↓↓↓

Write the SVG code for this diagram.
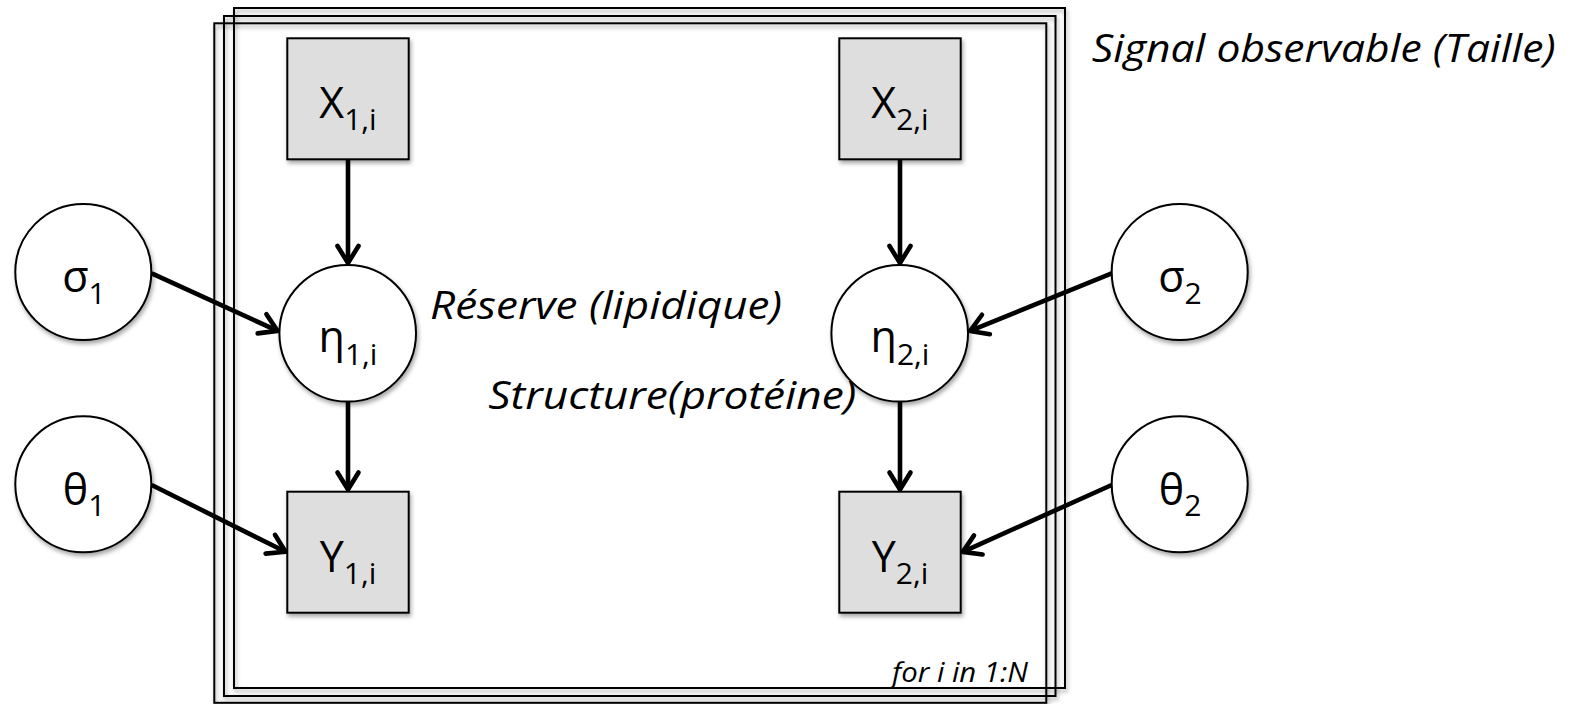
<svg xmlns="http://www.w3.org/2000/svg" width="1584" height="704" viewBox="0 0 1584 704">
  <defs>
    <filter id="sh" x="-20%" y="-20%" width="140%" height="140%">
      <feDropShadow dx="1.5" dy="3" stdDeviation="2" flood-color="#000" flood-opacity="0.35"/>
    </filter>
    <marker id="arr" markerUnits="userSpaceOnUse" viewBox="-22 -14 26 28" refX="0" refY="0" markerWidth="26" markerHeight="28" orient="auto" overflow="visible">
      <path d="M-17,-10.5 L0,0 L-17,10.5" fill="none" stroke="#000" stroke-width="4.6" stroke-linecap="round" stroke-linejoin="round"/>
    </marker>
  </defs>
  <style>
    .plate { fill: none; stroke: #000; stroke-width: 2; filter: url(#sh); }
    .box { fill: #dedede; stroke: #000; stroke-width: 2; filter: url(#sh); }
    .circ { fill: #fff; stroke: #000; stroke-width: 2; filter: url(#sh); }
    .lbl { font-family: "Open Sans", "Liberation Sans", sans-serif; font-size: 43px; fill: #000; text-anchor: middle; }
    .sub { font-size: 30px; }
    .it { font-family: "Open Sans", "Liberation Sans", sans-serif; font-style: italic; font-size: 39px; fill: #000; }
    .edge { fill: none; stroke: #000; stroke-width: 4.6; marker-end: url(#arr); }
  </style>
  <rect width="1584" height="704" fill="#fff"/>

  <g id="plate">
    <rect class="plate" x="234" y="8" width="831" height="680"/>
    <rect class="plate" x="224" y="16" width="831.5" height="680"/>
    <rect class="plate" x="214.3" y="23.3" width="832" height="679.5"/>
    <text class="it" x="1028" y="681.7" text-anchor="end" style="font-size:27px" textLength="136" lengthAdjust="spacingAndGlyphs">for i in 1:N</text>
  </g>

  <g id="X1">
    <rect class="box" x="287.3" y="38.3" width="121.4" height="121"/>
    <text class="lbl" x="348" y="118.3">X<tspan class="sub" dy="12">1,i</tspan></text>
  </g>
  <g id="X2">
    <rect class="box" x="839.3" y="38.3" width="121.4" height="121"/>
    <text class="lbl" x="900" y="118.3">X<tspan class="sub" dy="12">2,i</tspan></text>
  </g>
  <g id="eta1">
    <circle class="circ" cx="347.7" cy="333.3" r="68.3"/>
    <text class="lbl" x="348" y="352">η<tspan class="sub" dy="13">1,i</tspan></text>
  </g>
  <g id="eta2">
    <circle class="circ" cx="899.7" cy="333.3" r="68.3"/>
    <text class="lbl" x="900" y="352">η<tspan class="sub" dy="13">2,i</tspan></text>
  </g>
  <g id="Y1">
    <rect class="box" x="287.3" y="491.7" width="121.4" height="121"/>
    <text class="lbl" x="348" y="571.7">Y<tspan class="sub" dy="12">1,i</tspan></text>
  </g>
  <g id="Y2">
    <rect class="box" x="839.3" y="491.7" width="121.4" height="121"/>
    <text class="lbl" x="900" y="571.7">Y<tspan class="sub" dy="12">2,i</tspan></text>
  </g>
  <g id="sigma1">
    <circle class="circ" cx="83.3" cy="272" r="68"/>
    <text class="lbl" x="84" y="291.7">σ<tspan class="sub" dy="12">1</tspan></text>
  </g>
  <g id="theta1">
    <circle class="circ" cx="83.3" cy="484.3" r="68"/>
    <text class="lbl" x="84" y="505">θ<tspan class="sub" dy="11">1</tspan></text>
  </g>
  <g id="sigma2">
    <circle class="circ" cx="1179.7" cy="272" r="68"/>
    <text class="lbl" x="1180" y="291.7">σ<tspan class="sub" dy="12">2</tspan></text>
  </g>
  <g id="theta2">
    <circle class="circ" cx="1179.7" cy="484.3" r="68"/>
    <text class="lbl" x="1180" y="505">θ<tspan class="sub" dy="11">2</tspan></text>
  </g>

  <g id="annotations">
    <text class="it" x="430" y="319" textLength="352" lengthAdjust="spacingAndGlyphs">Réserve (lipidique)</text>
    <text class="it" x="488.3" y="409" textLength="368" lengthAdjust="spacingAndGlyphs">Structure(protéine)</text>
    <text class="it" x="1091.7" y="62" textLength="464" lengthAdjust="spacingAndGlyphs">Signal observable (Taille)</text>
  </g>

  <g id="connectors">
    <line class="edge" x1="348" y1="160" x2="348" y2="263"/>
    <line class="edge" x1="348" y1="402" x2="348" y2="489.5"/>
    <line class="edge" x1="900" y1="160" x2="900" y2="263"/>
    <line class="edge" x1="900" y1="402" x2="900" y2="489.5"/>
    <line class="edge" x1="151.7" y1="273.3" x2="277.5" y2="330.9"/>
    <line class="edge" x1="151.7" y1="485" x2="285.5" y2="551.8"/>
    <line class="edge" x1="1111.7" y1="273.3" x2="970.2" y2="330.9"/>
    <line class="edge" x1="1111.7" y1="485" x2="962.8" y2="551.9"/>
  </g>
</svg>
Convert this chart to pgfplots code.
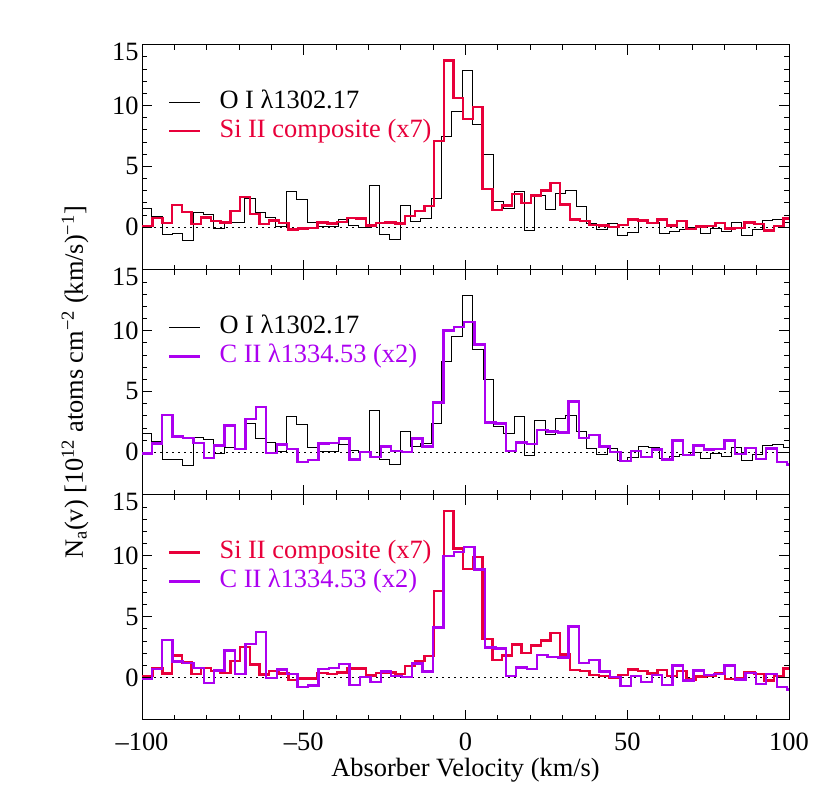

↑↑↑

YOUR TASK:
Retype the whole listing, keeping every line identical and omitting all pictures.

CORRECT RESULT:
Write the SVG code for this diagram.
<svg xmlns="http://www.w3.org/2000/svg" width="1584" height="704" viewBox="0 0 1584 704">
  <defs>
    <filter id="sh" x="-20%" y="-20%" width="140%" height="140%">
      <feDropShadow dx="1.5" dy="3" stdDeviation="2" flood-color="#000" flood-opacity="0.35"/>
    </filter>
    <marker id="arr" markerUnits="userSpaceOnUse" viewBox="-22 -14 26 28" refX="0" refY="0" markerWidth="26" markerHeight="28" orient="auto" overflow="visible">
      <path d="M-17,-10.5 L0,0 L-17,10.5" fill="none" stroke="#000" stroke-width="4.6" stroke-linecap="round" stroke-linejoin="round"/>
    </marker>
  </defs>
  <style>
    .plate { fill: none; stroke: #000; stroke-width: 2; filter: url(#sh); }
    .box { fill: #dedede; stroke: #000; stroke-width: 2; filter: url(#sh); }
    .circ { fill: #fff; stroke: #000; stroke-width: 2; filter: url(#sh); }
    .lbl { font-family: "Open Sans", "Liberation Sans", sans-serif; font-size: 43px; fill: #000; text-anchor: middle; }
    .sub { font-size: 30px; }
    .it { font-family: "Open Sans", "Liberation Sans", sans-serif; font-style: italic; font-size: 39px; fill: #000; }
    .edge { fill: none; stroke: #000; stroke-width: 4.6; marker-end: url(#arr); }
  </style>
  <rect width="1584" height="704" fill="#fff"/>

  <g id="plate">
    <rect class="plate" x="234" y="8" width="831" height="680"/>
    <rect class="plate" x="224" y="16" width="831.5" height="680"/>
    <rect class="plate" x="214.3" y="23.3" width="832" height="679.5"/>
    <text class="it" x="1028" y="681.7" text-anchor="end" style="font-size:27px" textLength="136" lengthAdjust="spacingAndGlyphs">for i in 1:N</text>
  </g>

  <g id="X1">
    <rect class="box" x="287.3" y="38.3" width="121.4" height="121"/>
    <text class="lbl" x="348" y="118.3">X<tspan class="sub" dy="12">1,i</tspan></text>
  </g>
  <g id="X2">
    <rect class="box" x="839.3" y="38.3" width="121.4" height="121"/>
    <text class="lbl" x="900" y="118.3">X<tspan class="sub" dy="12">2,i</tspan></text>
  </g>
  <g id="eta1">
    <circle class="circ" cx="347.7" cy="333.3" r="68.3"/>
    <text class="lbl" x="348" y="352">η<tspan class="sub" dy="13">1,i</tspan></text>
  </g>
  <g id="eta2">
    <circle class="circ" cx="899.7" cy="333.3" r="68.3"/>
    <text class="lbl" x="900" y="352">η<tspan class="sub" dy="13">2,i</tspan></text>
  </g>
  <g id="Y1">
    <rect class="box" x="287.3" y="491.7" width="121.4" height="121"/>
    <text class="lbl" x="348" y="571.7">Y<tspan class="sub" dy="12">1,i</tspan></text>
  </g>
  <g id="Y2">
    <rect class="box" x="839.3" y="491.7" width="121.4" height="121"/>
    <text class="lbl" x="900" y="571.7">Y<tspan class="sub" dy="12">2,i</tspan></text>
  </g>
  <g id="sigma1">
    <circle class="circ" cx="83.3" cy="272" r="68"/>
    <text class="lbl" x="84" y="291.7">σ<tspan class="sub" dy="12">1</tspan></text>
  </g>
  <g id="theta1">
    <circle class="circ" cx="83.3" cy="484.3" r="68"/>
    <text class="lbl" x="84" y="505">θ<tspan class="sub" dy="11">1</tspan></text>
  </g>
  <g id="sigma2">
    <circle class="circ" cx="1179.7" cy="272" r="68"/>
    <text class="lbl" x="1180" y="291.7">σ<tspan class="sub" dy="12">2</tspan></text>
  </g>
  <g id="theta2">
    <circle class="circ" cx="1179.7" cy="484.3" r="68"/>
    <text class="lbl" x="1180" y="505">θ<tspan class="sub" dy="11">2</tspan></text>
  </g>

  <g id="annotations">
    <text class="it" x="430" y="319" textLength="352" lengthAdjust="spacingAndGlyphs">Réserve (lipidique)</text>
    <text class="it" x="488.3" y="409" textLength="368" lengthAdjust="spacingAndGlyphs">Structure(protéine)</text>
    <text class="it" x="1091.7" y="62" textLength="464" lengthAdjust="spacingAndGlyphs">Signal observable (Taille)</text>
  </g>

  <g id="connectors">
    <line class="edge" x1="348" y1="160" x2="348" y2="263"/>
    <line class="edge" x1="348" y1="402" x2="348" y2="489.5"/>
    <line class="edge" x1="900" y1="160" x2="900" y2="263"/>
    <line class="edge" x1="900" y1="402" x2="900" y2="489.5"/>
    <line class="edge" x1="151.7" y1="273.3" x2="277.5" y2="330.9"/>
    <line class="edge" x1="151.7" y1="485" x2="285.5" y2="551.8"/>
    <line class="edge" x1="1111.7" y1="273.3" x2="970.2" y2="330.9"/>
    <line class="edge" x1="1111.7" y1="485" x2="962.8" y2="551.9"/>
  </g>
</svg>
Convert this chart to pgfplots code.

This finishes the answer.